359 0 1665 3604556 3622153 9159962 9813322 10398144 10429438 

The first number on the line is the record number as seen in the corresponding pseudohap FASTA file. There are eight numbers remaining on the line corresponding to the eight transitions in the image (numbered 0 to 7).

The first coordinate is always zero and the last coordinate is always the length of the entire record in bases, with N's included.

So from the file we see that the sequence between 0 and 1 is 1665 bases long and that the top arm of the first megabubble, between 1 and 2, starts at base 1665 on the line and is 3604556-1665 = 3,602,891 bases long.

The second index file corresponding to the second pseudo-haplotype, and the bottom path through the graph, will have a record 359 with the same number of entries.

A scaffold can have any number of megabubbles, even zero. In that case the scaffold is entirely unphased and appears identically in both pseudohap files. The index file lines will each contain three numbers.

Note that the index file can be used to calculate the phase block N50 (see metrics).

--headers=<mode>

By default, FASTA header lines show only the start and end edges of the path associated to the record. Optionally, the entire path associated with each edge may be displayed. This will yield some huge header lines, which may break other software.

ModeBehavior
--headers=fullverbose output; all edge ids are written.
--headers=shortonly first and last edge ids shown; this is the default.
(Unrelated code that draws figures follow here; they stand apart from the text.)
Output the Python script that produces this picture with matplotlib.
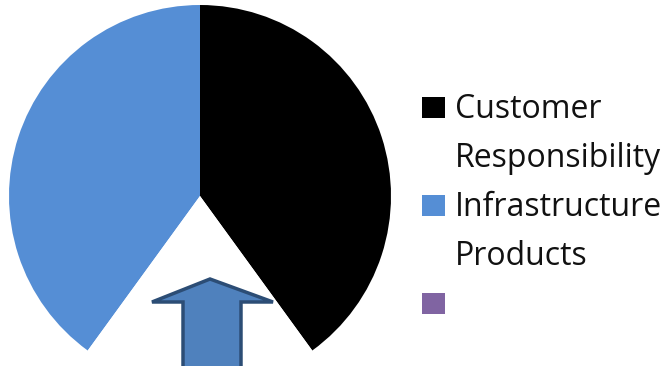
import matplotlib.pyplot as plt
from matplotlib.patches import Rectangle, Polygon

# Data
labels = ["Customer\nResponsibility", "Infrastructure\nProducts", ""]
values = [40, 40, 20]
slice_colors = ["#000000", "#558ED5", "#FFFFFF"]
legend_colors = ["#000000", "#558ED5", "#8064A2"]

W, H = 670, 366
fig = plt.figure(figsize=(W / 100, H / 100), dpi=100)

# Pie axes: centre (200, 196) px from top-left, radius 191 px
cx, cy, r = 200, 196, 191
ax = fig.add_axes([(cx - r) / W, (H - cy - r) / H, 2 * r / W, 2 * r / H])
ax.pie(values, colors=slice_colors, startangle=-54, counterclock=True,
       radius=1, wedgeprops=dict(linewidth=0))
ax.set_xlim(-1, 1)
ax.set_ylim(-1, 1)
ax.set_aspect("auto")
ax.axis("off")

# Up arrow under the gap (pixel coords, y from top)
arrow_px = [(152, 302), (210, 279), (273, 302), (241, 302), (241, 370),
            (183, 370), (183, 302)]
arrow = Polygon([(x / W, 1 - y / H) for x, y in arrow_px], closed=True,
                transform=fig.transFigure, facecolor="#4F81BD",
                edgecolor="#2C4D75", linewidth=2.5, joinstyle="miter")
fig.patches.append(arrow)

# Legend, drawn by hand so the square sits on the first line
line_h = 49
y0 = 118
for i, (lab, col) in enumerate(zip(labels, legend_colors)):
    y = y0 + 2 * i * line_h
    fig.patches.append(Rectangle((422 / W, 1 - y / H), 23 / W, 21 / H,
                                 transform=fig.transFigure, facecolor=col,
                                 edgecolor="none"))
    for j, part in enumerate(lab.split("\n")):
        fig.text(455 / W, 1 - (y + j * line_h) / H, part, fontsize=23,
                 family="Open Sans", color="#111111", va="baseline",
                 ha="left")

fig.savefig("out.png", dpi=100)
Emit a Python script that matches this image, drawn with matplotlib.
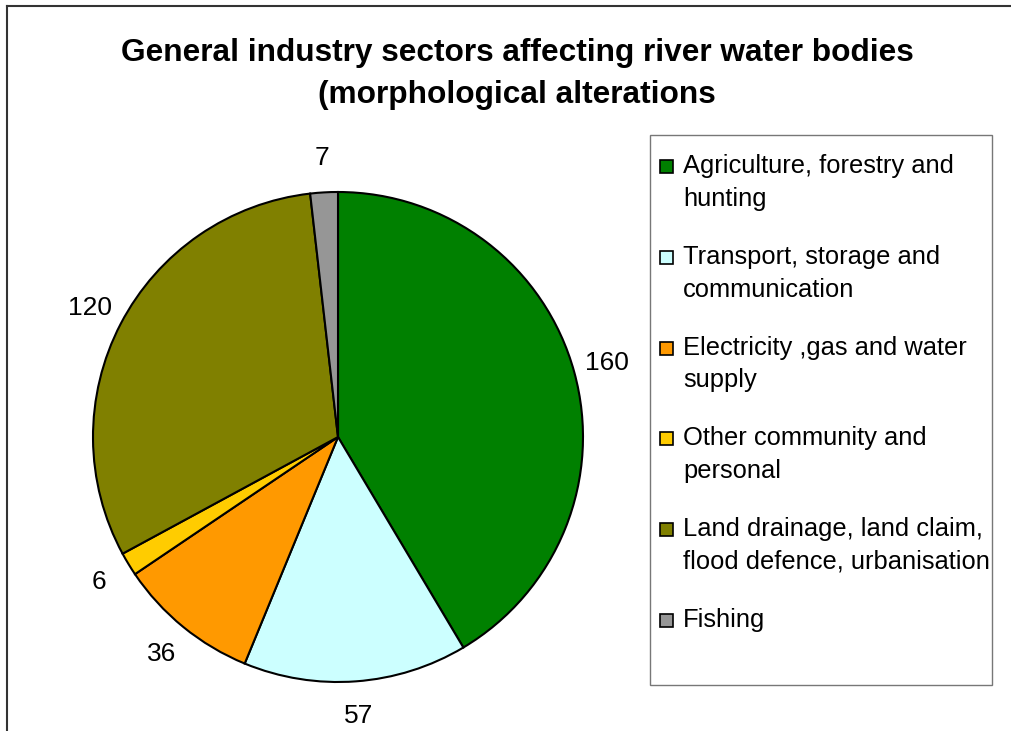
import matplotlib.pyplot as plt
from matplotlib.patches import Rectangle
from matplotlib.lines import Line2D

plt.rcParams['font.family'] = ['Liberation Sans', 'DejaVu Sans']

# data
sectors = ['Agriculture, forestry and\nhunting',
           'Transport, storage and\ncommunication',
           'Electricity ,gas and water\nsupply',
           'Other community and\npersonal',
           'Land drainage, land claim,\nflood defence, urbanisation',
           'Fishing']
values = [160, 57, 36, 6, 120, 7]
colors = ['#008000', '#CCFFFF', '#FF9900', '#FFCC00', '#808000', '#969696']

W, H = 1012, 731


def fx(x):
    return x / W


def fy(y):
    return 1 - y / H


fig = plt.figure(figsize=(W / 100, H / 100), dpi=100)

# pie axes, centre (338, 437) px, radius 245 px
cx, cy, r = 338, 437, 245
ax = fig.add_axes([fx(cx - r), fy(cy + r), 2 * r / W, 2 * r / H])
total = sum(values)
wedges, texts, autotexts = ax.pie(
    values, colors=colors, startangle=90, counterclock=False,
    autopct=lambda p: '%d' % round(p * total / 100), pctdistance=1.14,
    wedgeprops=dict(edgecolor='black', linewidth=1.5),
    textprops=dict(fontsize=19, color='black'))
ax.set_xlim(-1, 1)
ax.set_ylim(-1, 1)
ax.set_axis_off()

# title
fig.text(fx(517), fy(38), 'General industry sectors affecting river water bodies\n(morphological alterations',
         ha='center', va='top', fontsize=22.8, fontweight='bold', linespacing=1.52)

# outer frame (only left and top edges visible)
fig.add_artist(Line2D([fx(7), fx(7)], [fy(731), fy(6)], color='#333333', linewidth=1.5))
fig.add_artist(Line2D([fx(7), fx(1012)], [fy(6), fy(6)], color='#333333', linewidth=1.5))

# legend box
fig.add_artist(Rectangle((fx(650), fy(685)), (992 - 650) / W, (685 - 135) / H,
                         transform=fig.transFigure, facecolor='white',
                         edgecolor='#777777', linewidth=1))
for i, (lab, col) in enumerate(zip(sectors, colors)):
    yb = 173 + i * 90.8
    fig.add_artist(Rectangle((fx(660), fy(yb)), 13 / W, 13 / H,
                             transform=fig.transFigure, facecolor=col,
                             edgecolor='black', linewidth=1.2))
    fig.text(fx(683), fy(yb - 19), lab, ha='left', va='top', fontsize=18.4, linespacing=1.46)

plt.savefig('out.png', dpi=100)
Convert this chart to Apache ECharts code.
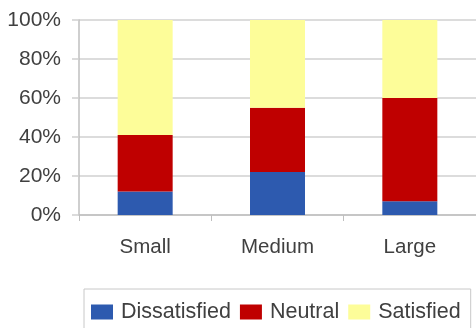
<!DOCTYPE html>
<html>
<head>
<meta charset="utf-8">
<script src="https://cdn.jsdelivr.net/npm/echarts@6/dist/echarts.min.js"></script>
<style>
  html, body { margin: 0; padding: 0; background: #fff; }
  #chart { width: 476px; height: 328px; }
</style>
</head>
<body>
<div id="chart"></div>
<script>
// Company size categories
const categories = ['Small', 'Medium', 'Large'];
// Share of respondents (%) per satisfaction level
const dissatisfied = [12, 22, 7];
const neutral = [29, 33, 53];
const satisfied = [59, 45, 40];
const yTicks = [0, 20, 40, 60, 80, 100];

const FONT = '"Liberation Sans", Arial, sans-serif';
const TEXT = '#404040';

const chart = echarts.init(document.getElementById('chart'), null, { renderer: 'canvas' });

function bar(name, data, color) {
  return {
    name: name,
    type: 'bar',
    stack: 'total',
    data: data,
    barWidth: 55,
    itemStyle: { color: color },
    emphasis: { disabled: true }
  };
}

chart.setOption({
  animation: false,
  grid: { left: 79, top: 20, width: 401, height: 195, containLabel: false },
  legend: {
    left: 84,
    top: 289,
    borderColor: '#c8c8c8',
    borderWidth: 1,
    padding: [12, 10, 30, 7],
    itemWidth: 22,
    itemHeight: 15,
    itemGap: 9,
    icon: 'rect',
    textStyle: { fontFamily: FONT, fontSize: 21.5, color: TEXT, padding: [0, 0, 0, 3] },
    data: ['Dissatisfied', 'Neutral', 'Satisfied']
  },
  xAxis: {
    type: 'category',
    data: categories,
    axisLine: { lineStyle: { color: '#bfbfbf', width: 1.5 } },
    axisTick: { show: true, length: 6, lineStyle: { color: '#bfbfbf' } },
    axisLabel: { fontFamily: FONT, fontSize: 20.5, color: TEXT, margin: 22 }
  },
  yAxis: {
    type: 'value',
    min: yTicks[0],
    max: yTicks[yTicks.length - 1],
    interval: 20,
    axisLine: { show: true, lineStyle: { color: '#bfbfbf', width: 1.5 } },
    axisTick: { show: true, length: 7, lineStyle: { color: '#d0d0d0', width: 1.5 } },
    splitLine: { lineStyle: { color: '#d0d0d0', width: 1.5 } },
    axisLabel: { fontFamily: FONT, fontSize: 21, color: TEXT, margin: 18, formatter: '{value}%' }
  },
  series: [
    bar('Dissatisfied', dissatisfied, '#2d5aaf'),
    bar('Neutral', neutral, '#bf0000'),
    bar('Satisfied', satisfied, '#fdfd99')
  ]
});
</script>
</body>
</html>
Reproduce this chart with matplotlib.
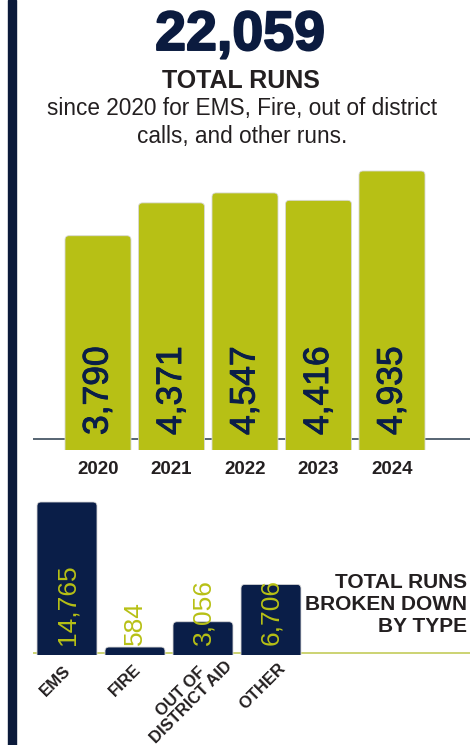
import numpy as np
import matplotlib
matplotlib.use("Agg")
import matplotlib.pyplot as plt
from matplotlib.patches import Rectangle, FancyBboxPatch
import matplotlib.patheffects as pe

# data
years = ["2020", "2021", "2022", "2023", "2024"]
year_runs = [3790, 4371, 4547, 4416, 4935]
types = ["EMS", "FIRE", "OUT OF\nDISTRICT AID", "OTHER"]
type_runs = [14765, 584, 3056, 6706]
total_runs = "22,059"

GREEN = "#b7c015"
NAVY = "#0a1e48"
DARK = "#231f20"
EDGE = "#0b1a3a"

W, H = 473, 745
fig = plt.figure(figsize=(W / 100, H / 100), dpi=100)
plt.rcParams['font.family'] = ['Liberation Sans', 'DejaVu Sans']


def px_axes(x0, y0, x1, y1):
    # pixel box (top-left origin) -> figure axes
    return fig.add_axes([x0 / W, 1 - y1 / H, (x1 - x0) / W, (y1 - y0) / H])


def round_bars(ax, bars, color, r_px, px_per_unit_x, px_per_unit_y):
    # swap the plain rectangles for rounded ones of the same size
    for b in bars:
        x, w, h = b.get_x(), b.get_width(), b.get_height()
        b.set_visible(False)
        pad = r_px / px_per_unit_y
        p = FancyBboxPatch((x, -pad * 2), w, h + pad * 2,
                           boxstyle="round,pad=0,rounding_size=%f" % (r_px / px_per_unit_x),
                           mutation_aspect=px_per_unit_x / px_per_unit_y,
                           fc=color, ec="#d8d8d8", lw=0.6, zorder=3)
        ax.add_patch(p)


# left accent stripe
fig.patches.append(Rectangle((8 / W, 0), 8 / W, 1, transform=fig.transFigure,
                             color=EDGE, zorder=0))

# headline
fig.text(240 / W, 1 - 36 / H, total_runs, ha="center", va="center", fontsize=40,
         fontweight="bold", color="#0b1b3f",
         path_effects=[pe.withStroke(linewidth=1.4, foreground="#0b1b3f")])
fig.text(241 / W, 1 - 81 / H, "TOTAL RUNS", ha="center", va="center", fontsize=18,
         fontweight="bold", color=DARK)
fig.text(242 / W, 1 - 109 / H, "since 2020 for EMS, Fire, out of district", ha="center",
         va="center", fontsize=16.3, color=DARK)
fig.text(242 / W, 1 - 137 / H, "calls, and other runs.", ha="center",
         va="center", fontsize=16.3, color=DARK)

# top chart: runs per year
ax = px_axes(33, 160, 470, 450)
sy = 4935 / 279.0          # runs per pixel
ax.set_ylim(0, 290 * sy)
ax.set_xlim((33 - 98) / 73.5, (470 - 98) / 73.5)
x = np.arange(len(years))
bars = ax.bar(x, year_runs, width=66 / 73.5, color=GREEN)
round_bars(ax, bars, GREEN, 4, 73.5, 1 / sy)
ax.axhline(11 * sy, color="#3a4a5a", lw=1.2, zorder=1)
for i, v in enumerate(year_runs):
    ax.text(i, 15 * sy, f"{v:,}", rotation=90, ha="center", va="bottom",
            fontsize=25.5, color=NAVY, zorder=4,
            path_effects=[pe.withStroke(linewidth=0.7, foreground=NAVY)])
ax.set_xticks(x, years)
ax.tick_params(axis="x", length=0, pad=8, labelsize=13.5, labelcolor=DARK)
for t in ax.get_xticklabels():
    t.set_fontweight("bold")
ax.set_yticks([])
for s in ax.spines.values():
    s.set_visible(False)
ax.patch.set_alpha(0)

# bottom chart: runs by type
bx = px_axes(33, 480, 470, 655)
sy2 = 14765 / 151.0
base = 2
bx.set_ylim(0, 175 * sy2)
bx.set_xlim((33 - 67) / 68, (470 - 67) / 68)
x2 = np.arange(len(types))
bars2 = bx.bar(x2, type_runs, bottom=base * sy2, width=60 / 68, color=NAVY)
for b in bars2:
    b.set_y(0)
    b.set_height(b.get_height() + base * sy2)
round_bars(bx, bars2, NAVY, 4, 68, 1 / sy2)
bx.axhline(base * sy2, color="#c4cc5a", lw=1.2, zorder=1)
for i, v in enumerate(type_runs):
    bx.text(i, 10 * sy2, f"{v:,}", rotation=90, ha="center", va="bottom",
            fontsize=19, color=GREEN, zorder=4)
bx.set_xticks([])
bx.set_yticks([])
for s in bx.spines.values():
    s.set_visible(False)
bx.patch.set_alpha(0)

# category labels, rotated, centred a little left of and below each bar
label_drop = [28, 27, 44, 33]      # px below the baseline, per label
label_shift = [-12, -10, -17, -8]  # px sideways, per label
for i, lab in enumerate(types):
    bx.text(i + label_shift[i] / 68, (base - label_drop[i]) * sy2, lab, rotation=45,
            rotation_mode="anchor", ha="center", va="center",
            multialignment="center", fontsize=12, fontweight="bold", color=DARK,
            linespacing=1.0, clip_on=False)

fig.text(467 / W, 1 - 605 / H, "TOTAL RUNS\nBROKEN DOWN\nBY TYPE", ha="right",
         va="center", multialignment="right", fontsize=15, fontweight="bold",
         color=DARK, linespacing=1.2)

fig.savefig("out.png", dpi=100)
A --headers=short record might look like this:

>55 edges=4..6 left=15 right=88 ver=1.7 style=1
ACTTTAGACGGGGACCCTAGACTTACTTGAGAAAACGTTTTTACACTTACCAACCATATATATCCCCAGAGGAGGGATTT
TTAGGACATTAGCCCACCAAATTTACACACTTATATATATTTTATCGGAGCTCCAGTCCCGCCCAAAAACTTTACGTTTT

And the same example shown above with --headers=full might have the following header line:

>55 edges=4,15,33,7,6 left=15 right=88 ver=1.7 style=1
ACTTTAGACGGGGACCCTAGACTTACTTGAGAAAACGTTTTTACACTTACCAACCATATATATCCCCAGAGGAGGGATTT
TTAGGACATTAGCCCACCAAATTTACACACTTATATATATTTTATCGGAGCTCCAGTCCCGCCCAAAAACTTTACGTTTT


Frequently asked questions about output format

I can't find some known heterozygous sites in the megabubble FASTA. How is that possible?
In the non-raw output formats, if a region has low enough heterozygosity that it cannot be phased, then the region is presented as a single FASTA sequence (rather than as two megabubble arms), and bubbles in the region are squashed, in effect choosing one allele at random at heterozygous loci. Both alleles are still present in the raw FASTA output. In addition there are at present cases where small megabubbles are similarly collapsed in the FASTA.
How are cycles handled in the FASTA output files?

In the raw output format, cycles are shown directly in the graph, as single 'loop' edges or more complicated cyclic structures.

Internally, Supernova captures cyclic structures within longer scaffolds as 'cycle gap edges', which are single edges encoding a more complex graph structure. In the raw graph output format, these cycle gap edges are expanded out, and thus seen either as single 'loop' edges or more complicated cyclic structures consisting of multiple edges. In the non-raw output formats, starting with Supernova version 2.0, each cycle gap edge is broken up into separate FASTA records, each representing a scaffold, and the gap edge itself is replaced by 10 Ns.